先日電車に乗って大阪へ行ったのですが、その際に後ろの席に座っていた女性の二人組の会話が聞こえてきました。
聞きたくはありませんでしたが、声が大きくて聞こえてきてしまいました。
その会話の中で、「脱ハンコ」って言ってるけど入会申込用紙とかまだまだ色々な書類に、ハンコを押さないといけないね。いつになったらなくなるのかしら。という内容でした。
「脱ハンコ」は行政手続き上での無駄な押印を見直す事です。

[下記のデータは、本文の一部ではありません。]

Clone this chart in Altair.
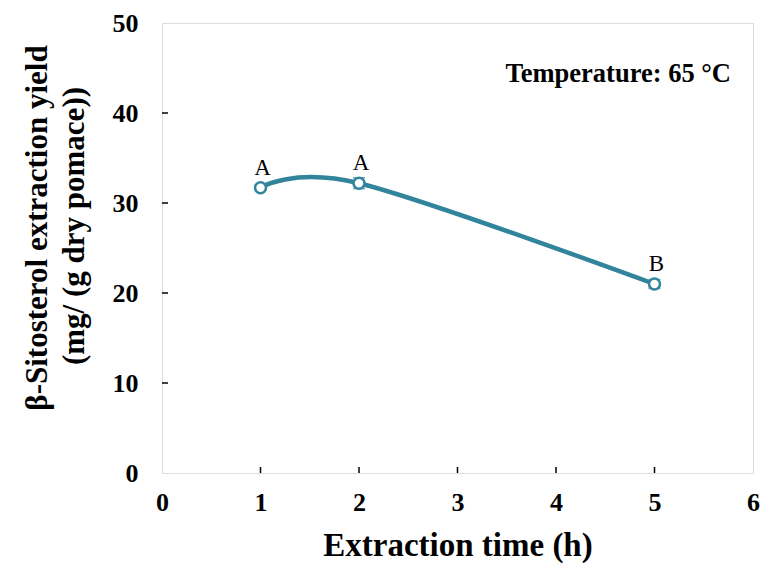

それが、脱ハンコ・押印廃止と言う言葉にすり替わり、あたかも全てのはんこがなくなるかと言う誤解に繋がってしまいました。
これは決して大袈裟ではなく、実際にご来店されるお客様の中でも、「はんこはなくなるんでしょ?」と聞かれます。
誤解を解く為に今まで何度も繰り返し、ハンコはなくなりませんよと言ってきました。

今一度、2020年11月5日の加藤官房長官の定例会見の内容をお伝えしたいと思います。
・国民の皆さんの利便性を向上させる観点から、行政手続きにおける不要な押印の廃止を進めている。
・印章、ハンコ自体を廃止すると誤解があるとすれば、それは政府の真意ではない。
・実印や銀行印など本人確認や意志の担保において必要不可欠な印章については印鑑登録制度などに基づき、今後とも残していく。
・廃止するのはあくまで不要な押印、印章・ハンコ自体が廃止とすることではないと言うことを、国民の皆さんにもご理解頂き、また関係業界の皆さんにも政府として丁寧な説明を行っていきたい。
繰り返しお伝えしている事ですが、ハンコはなくなりません。
デジタル化は間違いなく進みますがアナログも必ず残っていきます。
この世の中の全てがデジタルに置き換わることはできないと思います。
デジタルとアナログの対立ではなく、共存と言う観点で考えていきたいですね。

あとハンコを押印する理由についてですが、多くの方が「押印は本人確認」と思われているようですが、それは誤解で、そもそもはんこに本人確認機能は備わっていません。
鈴木と言うハンコを持っている方が鈴木さんとは限りません。
であるならば、なぜ本人確認機能もないのに押印を求められているのか。
それはハンコには意思の確認、意思の担保という重要な役割があるからです。
様々な手続きや契約では契約相手が本人であること、そして本人が自分の意思で望んで契約しているという事実が必要となります。
前者が免許証などによる本人確認、後者が押印による意思確認になります。
ハンコを押すことは「私は確かにこの契約に同意しました」、「自らの意思でこの手続きをします」のような意思を証する意味があります。